Still, as I read the script, I started to enjoy it, as a Wood fan.  It is tedious but it’s the work of a veteran writer who plugged on. There are scenes that Wood goes into autopilot a bit (perhaps the alcoholism was bad that day) but there’s enough to understand why Wood was able to make a living for decades as a writer. He knew his craft until the end. He provides a life story.

Readers are fortunate, though, that Apel provides commentary from time to time. It provides respite from the overly long story structure.
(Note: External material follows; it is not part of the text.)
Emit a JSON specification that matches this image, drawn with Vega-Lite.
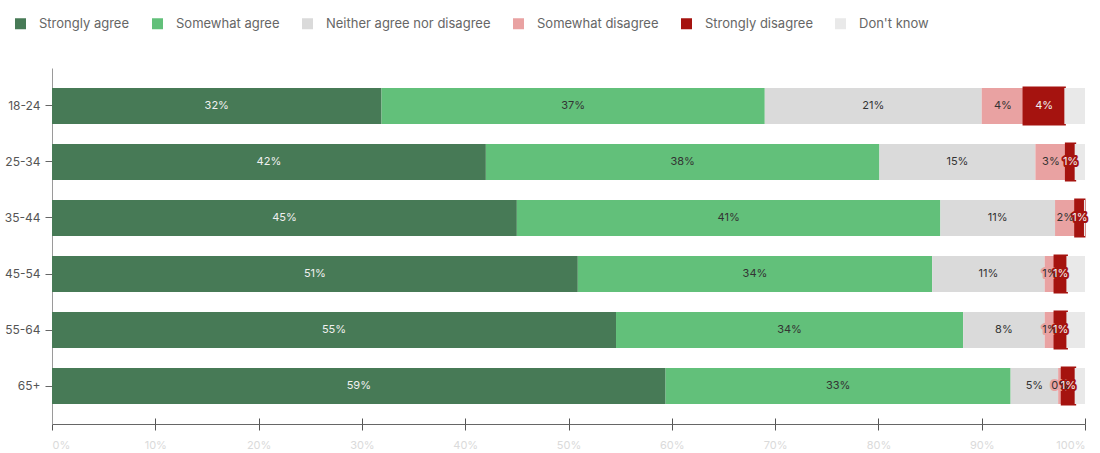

There are “Ed Wood moments” for minutiae lovers, which Apel includes in his comments. An illicit paramour of a married Leahy is wearing angora. There is a scene of a young Leahy about to bed down with a girl that reads like a mild version of a scene from one of Ed’s hundreds of adult short stories. There’s a father who does not approve of his son (think “Glen or Glenda). There lots of drinking in the screenplay, and descriptions of women’s clothing, such as garters.

Wood creates a conflicted character in Leahy, a man willing to be deceitful to win. Some call him a cheater. I would not go that far. It’s more unethical sports chicanery, like having players fake an injury to get more time to stop action and plan strategy.

Besides his marital infidelity, there’s a tasteless early scene where high school athlete Frank Leahy, and his much older coach, discuss plans to go out tomcatting for teenage girls. I was waiting for a cop to enter the page and arrest the coach.

These “adult” subjects in the screenplay seem a bit muddled because the screenplay starts with narrator (Bernard Williams) talking about Leahy to his young son. That opening narration seems to go off the charts early as the film moves into narrative style and includes topics a father would not mention to a young son. Nevertheless, the narrator makes infrequent returns to the screenplay and Williams actually becomes a character late in the script that interacts with Leahy.

I have read reviews where it’s claimed Wood just did this for the money. True, but this was an assignment so different from the usual porn writing that I think Wood might have hoped this would lead to a credit on a respectable film, perhaps a 90-minute TV movie. That might have had a chance given that Leahy – legitimately famous -- had only recently passed away. But the script probably disappointed Williams, and we know it was shelved, eventually stored at a Hollywood Catholic church before being donated to Loyola Marymount.

So “The Frank Leahy Legend” ends up as an interesting footnote to the Ed Wood life story, which of course has been made as a feature film; something Frank Leahy never accomplished.